* _Task prompt_: Restate the whole of the material. Keep every word, and drop the pictures.
>>>>>
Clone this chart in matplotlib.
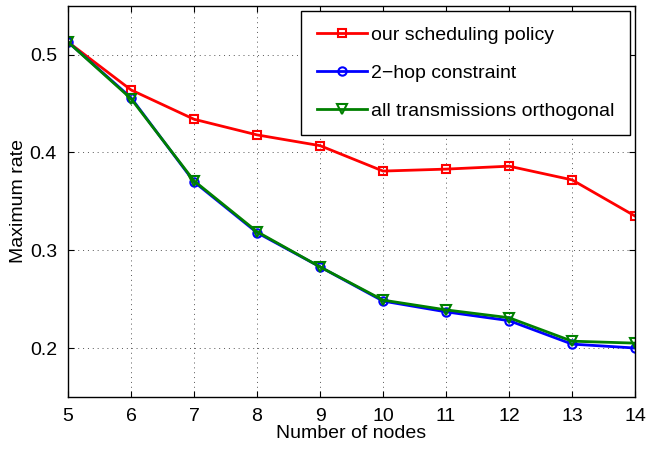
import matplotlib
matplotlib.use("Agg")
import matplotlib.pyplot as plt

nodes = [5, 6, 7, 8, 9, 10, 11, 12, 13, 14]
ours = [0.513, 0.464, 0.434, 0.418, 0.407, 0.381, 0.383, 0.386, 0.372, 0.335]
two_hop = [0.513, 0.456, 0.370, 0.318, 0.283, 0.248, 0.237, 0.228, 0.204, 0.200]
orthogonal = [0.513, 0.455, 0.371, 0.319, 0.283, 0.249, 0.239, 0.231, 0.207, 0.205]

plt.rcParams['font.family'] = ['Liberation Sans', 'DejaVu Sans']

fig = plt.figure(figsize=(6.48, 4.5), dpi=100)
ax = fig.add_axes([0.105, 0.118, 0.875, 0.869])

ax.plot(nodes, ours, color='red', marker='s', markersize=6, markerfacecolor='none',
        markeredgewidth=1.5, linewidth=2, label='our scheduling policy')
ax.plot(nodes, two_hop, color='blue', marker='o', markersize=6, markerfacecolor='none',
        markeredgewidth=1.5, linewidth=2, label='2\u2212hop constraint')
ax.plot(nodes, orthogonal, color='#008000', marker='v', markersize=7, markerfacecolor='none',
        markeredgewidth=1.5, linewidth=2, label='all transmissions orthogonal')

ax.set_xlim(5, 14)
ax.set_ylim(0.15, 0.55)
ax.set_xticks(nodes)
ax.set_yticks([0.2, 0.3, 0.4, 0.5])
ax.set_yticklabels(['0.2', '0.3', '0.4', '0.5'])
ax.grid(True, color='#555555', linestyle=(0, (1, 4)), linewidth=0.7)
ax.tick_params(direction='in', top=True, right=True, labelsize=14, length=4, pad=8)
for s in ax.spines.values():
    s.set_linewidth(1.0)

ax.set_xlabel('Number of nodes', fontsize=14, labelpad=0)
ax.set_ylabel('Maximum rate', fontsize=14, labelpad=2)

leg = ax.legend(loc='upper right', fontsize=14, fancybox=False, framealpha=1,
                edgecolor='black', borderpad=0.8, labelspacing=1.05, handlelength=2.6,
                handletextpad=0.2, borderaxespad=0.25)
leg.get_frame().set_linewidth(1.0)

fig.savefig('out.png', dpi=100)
<<<<<
* _Full solution_:
Clone this chart in matplotlib.
import matplotlib
matplotlib.use("Agg")
import matplotlib.pyplot as plt

nodes = [5, 6, 7, 8, 9, 10, 11, 12, 13, 14]
ours = [0.513, 0.464, 0.434, 0.418, 0.407, 0.381, 0.383, 0.386, 0.372, 0.335]
two_hop = [0.513, 0.456, 0.370, 0.318, 0.283, 0.248, 0.237, 0.228, 0.204, 0.200]
orthogonal = [0.513, 0.455, 0.371, 0.319, 0.283, 0.249, 0.239, 0.231, 0.207, 0.205]

plt.rcParams['font.family'] = ['Liberation Sans', 'DejaVu Sans']

fig = plt.figure(figsize=(6.48, 4.5), dpi=100)
ax = fig.add_axes([0.105, 0.118, 0.875, 0.869])

ax.plot(nodes, ours, color='red', marker='s', markersize=6, markerfacecolor='none',
        markeredgewidth=1.5, linewidth=2, label='our scheduling policy')
ax.plot(nodes, two_hop, color='blue', marker='o', markersize=6, markerfacecolor='none',
        markeredgewidth=1.5, linewidth=2, label='2\u2212hop constraint')
ax.plot(nodes, orthogonal, color='#008000', marker='v', markersize=7, markerfacecolor='none',
        markeredgewidth=1.5, linewidth=2, label='all transmissions orthogonal')

ax.set_xlim(5, 14)
ax.set_ylim(0.15, 0.55)
ax.set_xticks(nodes)
ax.set_yticks([0.2, 0.3, 0.4, 0.5])
ax.set_yticklabels(['0.2', '0.3', '0.4', '0.5'])
ax.grid(True, color='#555555', linestyle=(0, (1, 4)), linewidth=0.7)
ax.tick_params(direction='in', top=True, right=True, labelsize=14, length=4, pad=8)
for s in ax.spines.values():
    s.set_linewidth(1.0)

ax.set_xlabel('Number of nodes', fontsize=14, labelpad=0)
ax.set_ylabel('Maximum rate', fontsize=14, labelpad=2)

leg = ax.legend(loc='upper right', fontsize=14, fancybox=False, framealpha=1,
                edgecolor='black', borderpad=0.8, labelspacing=1.05, handlelength=2.6,
                handletextpad=0.2, borderaxespad=0.25)
leg.get_frame().set_linewidth(1.0)

fig.savefig('out.png', dpi=100)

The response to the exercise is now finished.